(Source records)
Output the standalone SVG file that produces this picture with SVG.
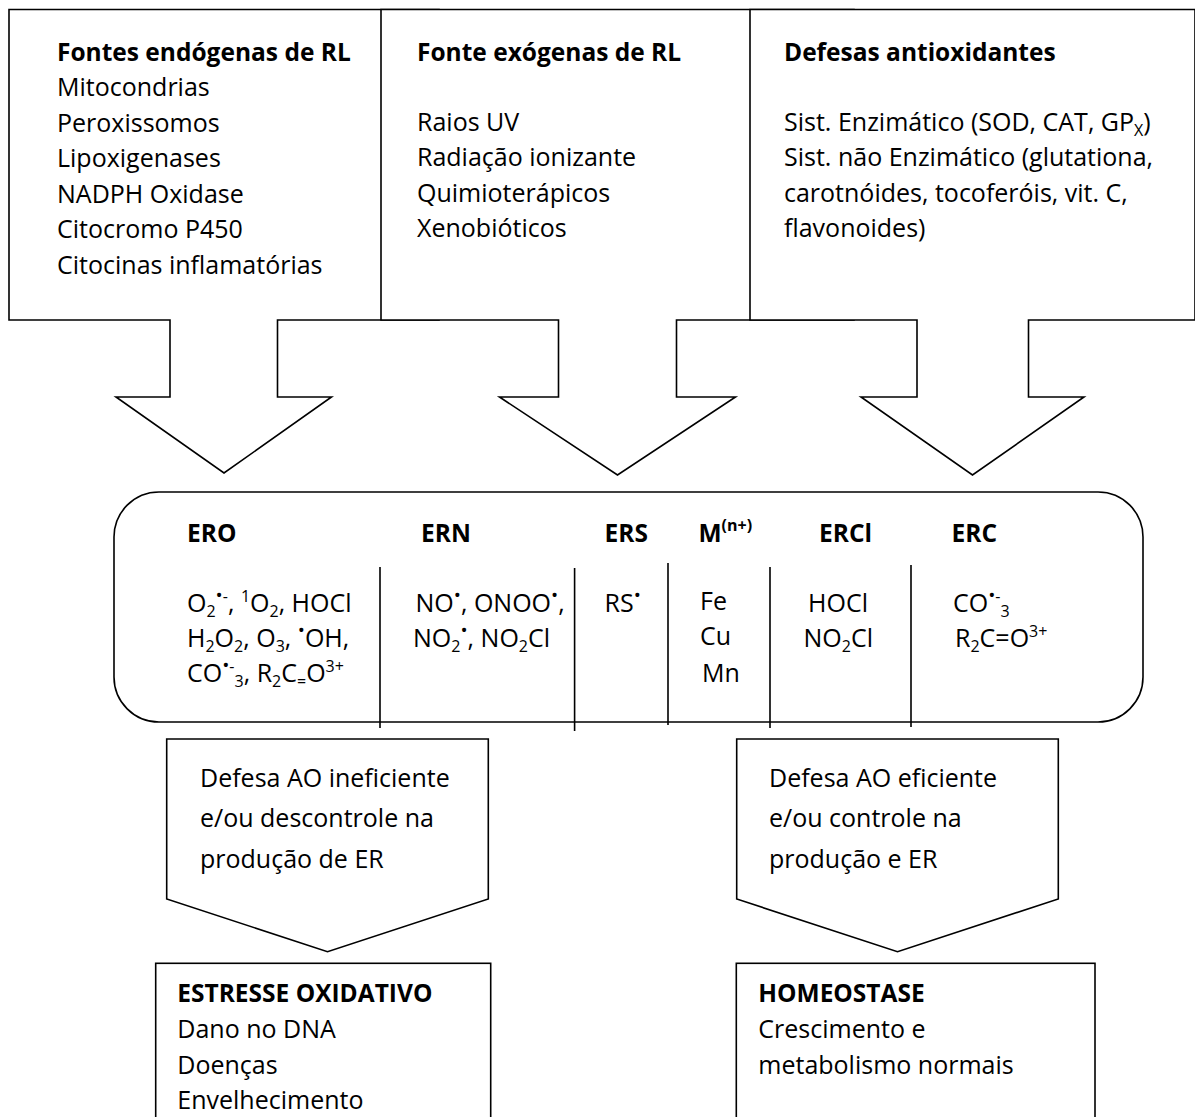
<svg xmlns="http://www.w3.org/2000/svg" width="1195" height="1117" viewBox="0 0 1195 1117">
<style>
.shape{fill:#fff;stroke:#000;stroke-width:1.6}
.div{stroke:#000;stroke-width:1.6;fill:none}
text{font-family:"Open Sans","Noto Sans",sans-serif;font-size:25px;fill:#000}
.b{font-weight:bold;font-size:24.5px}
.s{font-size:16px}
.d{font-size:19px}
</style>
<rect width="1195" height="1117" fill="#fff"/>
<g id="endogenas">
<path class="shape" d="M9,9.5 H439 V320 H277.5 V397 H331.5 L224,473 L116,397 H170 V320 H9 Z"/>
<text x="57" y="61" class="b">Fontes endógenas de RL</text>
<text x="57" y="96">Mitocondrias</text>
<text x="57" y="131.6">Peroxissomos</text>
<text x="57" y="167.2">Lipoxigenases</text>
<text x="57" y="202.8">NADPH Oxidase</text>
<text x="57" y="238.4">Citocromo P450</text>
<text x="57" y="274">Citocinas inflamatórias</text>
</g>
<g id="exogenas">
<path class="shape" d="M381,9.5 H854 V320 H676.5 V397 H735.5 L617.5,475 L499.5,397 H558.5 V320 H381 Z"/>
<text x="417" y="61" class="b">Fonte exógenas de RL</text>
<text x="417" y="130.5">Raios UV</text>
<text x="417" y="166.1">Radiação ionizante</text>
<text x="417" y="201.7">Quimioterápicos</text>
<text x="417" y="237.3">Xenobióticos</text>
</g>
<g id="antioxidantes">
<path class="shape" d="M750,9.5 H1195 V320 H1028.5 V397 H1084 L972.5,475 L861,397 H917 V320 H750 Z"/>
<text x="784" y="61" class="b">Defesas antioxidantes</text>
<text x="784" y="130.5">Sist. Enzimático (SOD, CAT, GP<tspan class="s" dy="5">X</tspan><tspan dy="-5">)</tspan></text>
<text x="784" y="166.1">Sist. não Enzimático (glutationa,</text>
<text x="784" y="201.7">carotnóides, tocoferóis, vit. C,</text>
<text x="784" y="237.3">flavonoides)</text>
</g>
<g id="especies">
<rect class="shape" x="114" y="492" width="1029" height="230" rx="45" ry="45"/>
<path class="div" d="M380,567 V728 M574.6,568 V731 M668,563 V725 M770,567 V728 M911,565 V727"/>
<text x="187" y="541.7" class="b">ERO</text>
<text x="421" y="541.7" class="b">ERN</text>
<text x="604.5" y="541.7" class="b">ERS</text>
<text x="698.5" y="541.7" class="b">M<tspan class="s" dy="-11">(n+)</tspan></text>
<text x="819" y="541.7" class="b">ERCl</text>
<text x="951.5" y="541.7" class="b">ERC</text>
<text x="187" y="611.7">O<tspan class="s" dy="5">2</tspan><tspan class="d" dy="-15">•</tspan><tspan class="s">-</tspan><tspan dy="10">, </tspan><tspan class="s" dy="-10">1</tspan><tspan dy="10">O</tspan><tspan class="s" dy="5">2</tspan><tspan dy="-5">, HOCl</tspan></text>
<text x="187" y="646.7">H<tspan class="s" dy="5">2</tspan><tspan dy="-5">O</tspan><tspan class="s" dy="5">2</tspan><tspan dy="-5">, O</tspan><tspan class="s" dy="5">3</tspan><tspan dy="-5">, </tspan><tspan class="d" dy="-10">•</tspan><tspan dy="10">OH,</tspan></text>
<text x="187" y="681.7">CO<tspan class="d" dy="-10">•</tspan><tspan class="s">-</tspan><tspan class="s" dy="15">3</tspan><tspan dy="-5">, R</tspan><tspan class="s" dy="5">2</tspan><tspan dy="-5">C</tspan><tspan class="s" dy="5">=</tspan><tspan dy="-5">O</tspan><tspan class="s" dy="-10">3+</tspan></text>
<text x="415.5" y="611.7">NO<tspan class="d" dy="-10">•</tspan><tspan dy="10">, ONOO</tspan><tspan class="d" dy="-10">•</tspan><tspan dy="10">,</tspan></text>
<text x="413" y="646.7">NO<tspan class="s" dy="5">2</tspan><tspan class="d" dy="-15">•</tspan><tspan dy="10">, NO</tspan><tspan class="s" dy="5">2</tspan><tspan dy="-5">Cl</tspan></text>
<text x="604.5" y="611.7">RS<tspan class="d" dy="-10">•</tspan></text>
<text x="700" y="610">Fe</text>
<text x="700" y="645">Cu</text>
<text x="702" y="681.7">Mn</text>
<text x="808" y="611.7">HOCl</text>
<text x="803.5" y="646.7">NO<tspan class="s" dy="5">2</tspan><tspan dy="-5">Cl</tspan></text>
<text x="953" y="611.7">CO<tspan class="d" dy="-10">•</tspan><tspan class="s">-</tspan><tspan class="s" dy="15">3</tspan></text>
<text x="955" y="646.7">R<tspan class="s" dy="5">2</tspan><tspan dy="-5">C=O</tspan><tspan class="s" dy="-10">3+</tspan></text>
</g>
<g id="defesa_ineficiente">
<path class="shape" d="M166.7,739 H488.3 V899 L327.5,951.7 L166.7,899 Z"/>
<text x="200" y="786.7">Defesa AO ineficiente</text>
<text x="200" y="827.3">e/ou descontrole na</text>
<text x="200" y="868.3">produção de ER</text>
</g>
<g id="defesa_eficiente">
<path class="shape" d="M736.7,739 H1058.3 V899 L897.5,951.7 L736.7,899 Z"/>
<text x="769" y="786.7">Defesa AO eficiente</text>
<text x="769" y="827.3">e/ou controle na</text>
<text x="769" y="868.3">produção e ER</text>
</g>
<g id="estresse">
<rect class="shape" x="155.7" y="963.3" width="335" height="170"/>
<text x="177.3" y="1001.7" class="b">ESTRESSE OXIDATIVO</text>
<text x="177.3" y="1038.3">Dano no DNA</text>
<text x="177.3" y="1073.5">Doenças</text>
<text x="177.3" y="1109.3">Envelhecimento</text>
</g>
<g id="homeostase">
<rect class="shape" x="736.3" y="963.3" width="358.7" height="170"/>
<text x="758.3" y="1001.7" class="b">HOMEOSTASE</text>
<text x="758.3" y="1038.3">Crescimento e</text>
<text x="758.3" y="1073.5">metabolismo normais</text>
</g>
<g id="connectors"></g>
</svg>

--

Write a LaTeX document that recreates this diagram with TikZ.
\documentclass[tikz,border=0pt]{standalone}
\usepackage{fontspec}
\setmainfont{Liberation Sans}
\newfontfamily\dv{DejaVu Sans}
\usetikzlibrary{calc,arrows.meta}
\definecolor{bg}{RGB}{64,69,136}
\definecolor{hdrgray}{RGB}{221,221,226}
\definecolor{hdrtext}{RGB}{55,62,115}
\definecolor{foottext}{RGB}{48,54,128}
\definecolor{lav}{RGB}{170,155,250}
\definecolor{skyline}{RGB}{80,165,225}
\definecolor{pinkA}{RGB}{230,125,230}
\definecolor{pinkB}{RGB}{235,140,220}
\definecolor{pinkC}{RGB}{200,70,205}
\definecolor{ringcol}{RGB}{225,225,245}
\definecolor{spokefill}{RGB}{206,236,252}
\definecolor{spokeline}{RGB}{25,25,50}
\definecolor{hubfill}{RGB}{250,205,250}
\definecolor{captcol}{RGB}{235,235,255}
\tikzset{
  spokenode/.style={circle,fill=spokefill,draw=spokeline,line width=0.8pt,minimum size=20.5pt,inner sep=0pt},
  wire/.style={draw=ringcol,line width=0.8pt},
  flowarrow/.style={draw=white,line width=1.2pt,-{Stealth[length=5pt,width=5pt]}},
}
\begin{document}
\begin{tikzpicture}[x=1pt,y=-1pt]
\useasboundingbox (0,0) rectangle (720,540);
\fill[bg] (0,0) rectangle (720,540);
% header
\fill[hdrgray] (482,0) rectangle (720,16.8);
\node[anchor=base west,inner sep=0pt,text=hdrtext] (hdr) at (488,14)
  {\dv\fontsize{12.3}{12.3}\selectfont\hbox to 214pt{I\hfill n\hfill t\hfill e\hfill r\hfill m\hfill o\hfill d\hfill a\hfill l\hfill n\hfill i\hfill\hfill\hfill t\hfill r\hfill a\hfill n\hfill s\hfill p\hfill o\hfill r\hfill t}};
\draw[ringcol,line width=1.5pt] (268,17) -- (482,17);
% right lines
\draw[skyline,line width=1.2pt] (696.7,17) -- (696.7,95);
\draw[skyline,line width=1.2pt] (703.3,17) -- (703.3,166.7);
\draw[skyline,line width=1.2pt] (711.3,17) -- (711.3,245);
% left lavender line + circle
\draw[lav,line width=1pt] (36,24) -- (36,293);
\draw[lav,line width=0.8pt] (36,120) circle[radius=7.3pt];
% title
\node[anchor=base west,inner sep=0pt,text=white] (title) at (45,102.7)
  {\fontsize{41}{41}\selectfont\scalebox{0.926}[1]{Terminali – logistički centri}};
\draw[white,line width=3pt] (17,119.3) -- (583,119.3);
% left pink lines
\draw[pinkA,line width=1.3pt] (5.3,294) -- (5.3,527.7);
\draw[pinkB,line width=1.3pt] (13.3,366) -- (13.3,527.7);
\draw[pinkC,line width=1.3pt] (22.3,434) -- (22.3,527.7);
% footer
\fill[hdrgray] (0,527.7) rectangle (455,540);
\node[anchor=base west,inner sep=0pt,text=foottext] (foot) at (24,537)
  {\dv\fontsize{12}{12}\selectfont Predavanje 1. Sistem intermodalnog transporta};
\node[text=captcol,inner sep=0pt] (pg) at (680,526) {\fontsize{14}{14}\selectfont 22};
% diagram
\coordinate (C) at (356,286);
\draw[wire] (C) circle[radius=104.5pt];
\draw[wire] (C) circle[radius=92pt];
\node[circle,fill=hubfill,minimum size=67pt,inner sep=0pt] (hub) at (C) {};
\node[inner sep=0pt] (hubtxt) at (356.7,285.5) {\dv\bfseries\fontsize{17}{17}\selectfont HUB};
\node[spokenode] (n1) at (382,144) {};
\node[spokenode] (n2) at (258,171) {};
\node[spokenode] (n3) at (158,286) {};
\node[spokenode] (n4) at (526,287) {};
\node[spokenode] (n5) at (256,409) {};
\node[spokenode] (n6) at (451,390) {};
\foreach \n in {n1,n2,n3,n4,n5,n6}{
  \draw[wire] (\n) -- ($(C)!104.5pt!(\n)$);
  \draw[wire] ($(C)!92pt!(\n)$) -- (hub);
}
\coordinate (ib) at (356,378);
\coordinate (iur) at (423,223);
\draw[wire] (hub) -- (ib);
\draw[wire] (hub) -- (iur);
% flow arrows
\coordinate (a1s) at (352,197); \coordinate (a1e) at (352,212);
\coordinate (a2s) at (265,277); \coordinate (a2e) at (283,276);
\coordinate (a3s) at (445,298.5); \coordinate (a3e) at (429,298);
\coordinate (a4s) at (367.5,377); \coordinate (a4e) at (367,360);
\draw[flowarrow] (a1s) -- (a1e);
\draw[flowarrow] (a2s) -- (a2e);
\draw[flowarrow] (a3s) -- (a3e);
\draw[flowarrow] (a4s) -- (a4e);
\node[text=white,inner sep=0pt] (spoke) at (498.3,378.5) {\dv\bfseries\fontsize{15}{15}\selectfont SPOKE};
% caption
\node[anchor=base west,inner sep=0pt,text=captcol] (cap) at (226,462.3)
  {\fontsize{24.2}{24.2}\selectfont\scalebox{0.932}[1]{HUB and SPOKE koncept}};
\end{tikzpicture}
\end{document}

--

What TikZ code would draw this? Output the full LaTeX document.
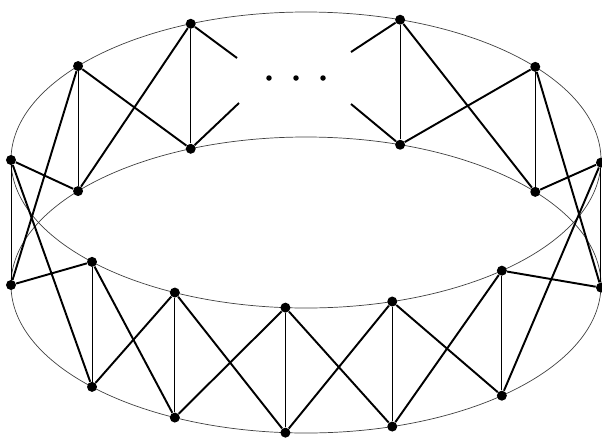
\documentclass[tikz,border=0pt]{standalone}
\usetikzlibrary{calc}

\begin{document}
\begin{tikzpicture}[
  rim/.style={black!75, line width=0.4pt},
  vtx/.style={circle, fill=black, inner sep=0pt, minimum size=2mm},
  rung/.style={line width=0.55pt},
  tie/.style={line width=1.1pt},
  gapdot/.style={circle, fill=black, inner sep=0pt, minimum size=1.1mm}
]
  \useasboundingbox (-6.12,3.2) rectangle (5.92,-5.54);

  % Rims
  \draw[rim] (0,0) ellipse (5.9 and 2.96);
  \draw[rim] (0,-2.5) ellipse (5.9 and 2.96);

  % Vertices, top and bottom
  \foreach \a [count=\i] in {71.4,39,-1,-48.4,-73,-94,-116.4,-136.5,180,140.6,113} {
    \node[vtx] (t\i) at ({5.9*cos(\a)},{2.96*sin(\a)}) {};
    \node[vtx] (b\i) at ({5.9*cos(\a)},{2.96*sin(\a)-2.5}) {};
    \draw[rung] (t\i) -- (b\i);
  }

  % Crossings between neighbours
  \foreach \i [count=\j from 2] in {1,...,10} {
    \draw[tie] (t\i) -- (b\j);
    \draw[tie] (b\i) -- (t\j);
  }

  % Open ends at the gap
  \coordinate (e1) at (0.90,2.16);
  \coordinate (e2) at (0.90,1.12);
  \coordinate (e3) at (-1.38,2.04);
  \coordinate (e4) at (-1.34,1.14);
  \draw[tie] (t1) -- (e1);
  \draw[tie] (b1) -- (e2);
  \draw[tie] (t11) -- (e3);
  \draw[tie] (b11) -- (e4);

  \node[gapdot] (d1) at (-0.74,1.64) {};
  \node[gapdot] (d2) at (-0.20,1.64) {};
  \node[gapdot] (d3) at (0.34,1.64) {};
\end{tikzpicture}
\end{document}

## Written instruction
Each line that holds the word "LaTeX" is to be copied.

## Correct result
Write a LaTeX document that recreates this diagram with TikZ.
What TikZ code would draw this? Output the full LaTeX document.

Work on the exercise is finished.